DESCRIPTION OF THE TASK | Read the listing below and copy out every line that holds "this".

GIVEN MATERIAL |
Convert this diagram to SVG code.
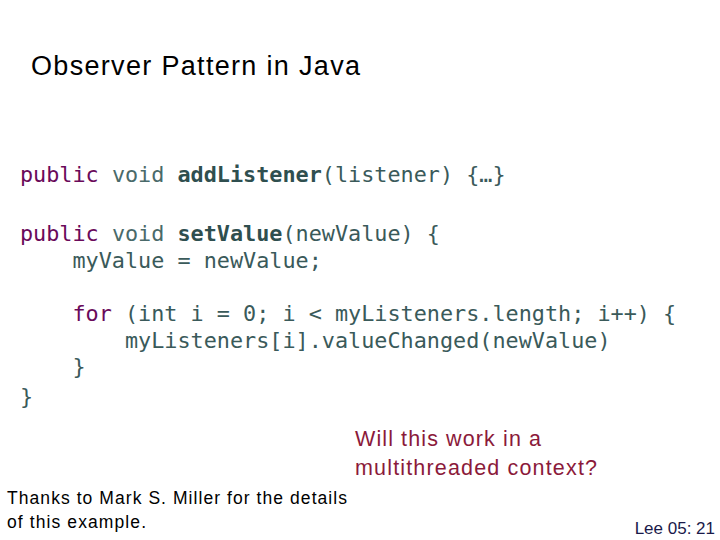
<svg xmlns="http://www.w3.org/2000/svg" width="720" height="540" viewBox="0 0 720 540">
<style>
.c{font-family:"DejaVu Sans Mono",monospace;font-size:21.8px;fill:#3a5a5a;white-space:pre}
.k{fill:#6a0a5a}.v{fill:#4a6a6a}.b{font-weight:bold;fill:#2f4f4f}
.s{font-family:"Liberation Sans",Arial,sans-serif}
</style>
<rect width="720" height="540" fill="#fff"/>
<text class="s" x="31" y="75" font-size="27" fill="#000" textLength="329" lengthAdjust="spacing">Observer Pattern in Java</text>
<text class="c" x="20" y="182"><tspan class="k">public</tspan> <tspan class="v">void</tspan> <tspan class="b">addListener</tspan>(listener) {…}</text>
<text class="c" x="20" y="241"><tspan class="k">public</tspan> <tspan class="v">void</tspan> <tspan class="b">setValue</tspan>(newValue) {</text>
<text class="c" x="20" y="268">    myValue = newValue;</text>
<text class="c" x="20" y="321">    <tspan class="k">for</tspan> (int i = 0; i &lt; myListeners.length; i++) {</text>
<text class="c" x="20" y="348">        myListeners[i].valueChanged(newValue)</text>
<text class="c" x="20" y="374">    }</text>
<text class="c" x="20" y="404">}</text>
<text class="s" x="355" y="446" font-size="21.5" fill="#8b1a3a" textLength="186" lengthAdjust="spacing">Will this work in a</text>
<text class="s" x="355" y="475" font-size="21.5" fill="#8b1a3a" textLength="242" lengthAdjust="spacing">multithreaded context?</text>
<text class="s" x="7" y="504" font-size="17.5" fill="#000" textLength="340" lengthAdjust="spacing">Thanks to Mark S. Miller for the details</text>
<text class="s" x="7" y="528" font-size="17.5" fill="#000" textLength="139" lengthAdjust="spacing">of this example.</text>
<text class="s" x="715" y="534" font-size="17" fill="#1a1a4a" text-anchor="end">Lee 05: 21</text>
</svg>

EXERCISE ANSWER |
Convert this diagram to SVG code.
<text class="s" x="355" y="446" font-size="21.5" fill="#8b1a3a" textLength="186" lengthAdjust="spacing">Will this work in a</text>
<text class="s" x="7" y="528" font-size="17.5" fill="#000" textLength="139" lengthAdjust="spacing">of this example.</text>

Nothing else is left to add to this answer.